● TASK DIRECTIONS
Retype word for word the lines lying between the line containing "Rebuild this diagram" and the line containing "y=0.75pt, node distance=36pt]", together with those two lines themselves, and nothing besides.

● DATA
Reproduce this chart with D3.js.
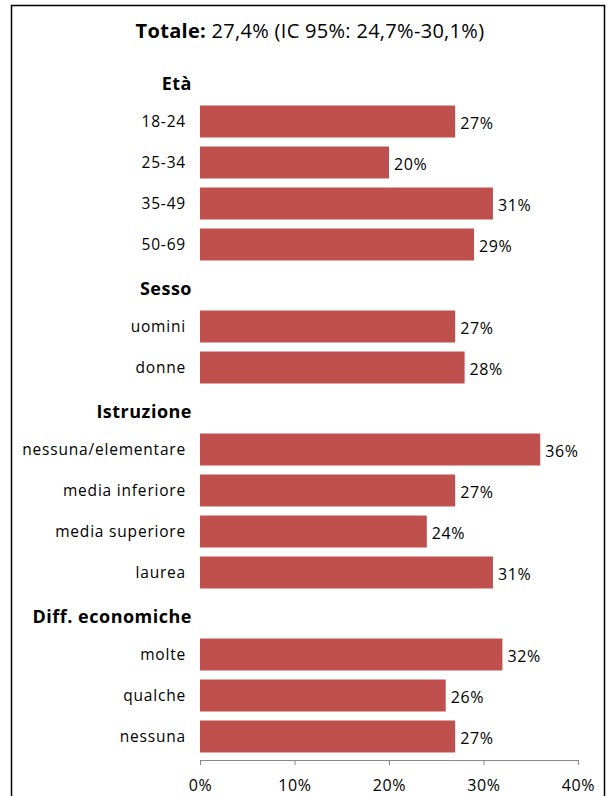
...
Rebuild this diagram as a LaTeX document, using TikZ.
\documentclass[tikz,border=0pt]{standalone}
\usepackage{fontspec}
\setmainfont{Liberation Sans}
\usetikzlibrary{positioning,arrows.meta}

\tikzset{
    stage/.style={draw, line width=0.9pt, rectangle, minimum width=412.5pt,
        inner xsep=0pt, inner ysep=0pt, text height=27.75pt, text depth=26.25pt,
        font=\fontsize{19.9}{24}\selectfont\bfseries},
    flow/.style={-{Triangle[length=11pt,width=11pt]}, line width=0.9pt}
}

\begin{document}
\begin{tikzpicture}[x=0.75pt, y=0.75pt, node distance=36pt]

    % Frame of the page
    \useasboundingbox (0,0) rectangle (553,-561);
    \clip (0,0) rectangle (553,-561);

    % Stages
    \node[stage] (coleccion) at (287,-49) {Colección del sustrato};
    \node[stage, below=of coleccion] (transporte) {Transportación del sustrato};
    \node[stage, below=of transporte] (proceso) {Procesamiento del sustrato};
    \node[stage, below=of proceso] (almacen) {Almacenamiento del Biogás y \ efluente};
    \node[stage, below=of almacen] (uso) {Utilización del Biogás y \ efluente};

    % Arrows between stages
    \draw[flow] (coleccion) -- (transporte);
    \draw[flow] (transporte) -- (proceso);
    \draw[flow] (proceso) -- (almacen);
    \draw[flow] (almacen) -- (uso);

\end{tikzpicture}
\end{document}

● RESPONSE TO THIS TASK
Rebuild this diagram as a LaTeX document, using TikZ.
\documentclass[tikz,border=0pt]{standalone}
\usepackage{fontspec}
\setmainfont{Liberation Sans}
\usetikzlibrary{positioning,arrows.meta}

\tikzset{
    stage/.style={draw, line width=0.9pt, rectangle, minimum width=412.5pt,
        inner xsep=0pt, inner ysep=0pt, text height=27.75pt, text depth=26.25pt,
        font=\fontsize{19.9}{24}\selectfont\bfseries},
    flow/.style={-{Triangle[length=11pt,width=11pt]}, line width=0.9pt}
}

\begin{document}
\begin{tikzpicture}[x=0.75pt, y=0.75pt, node distance=36pt]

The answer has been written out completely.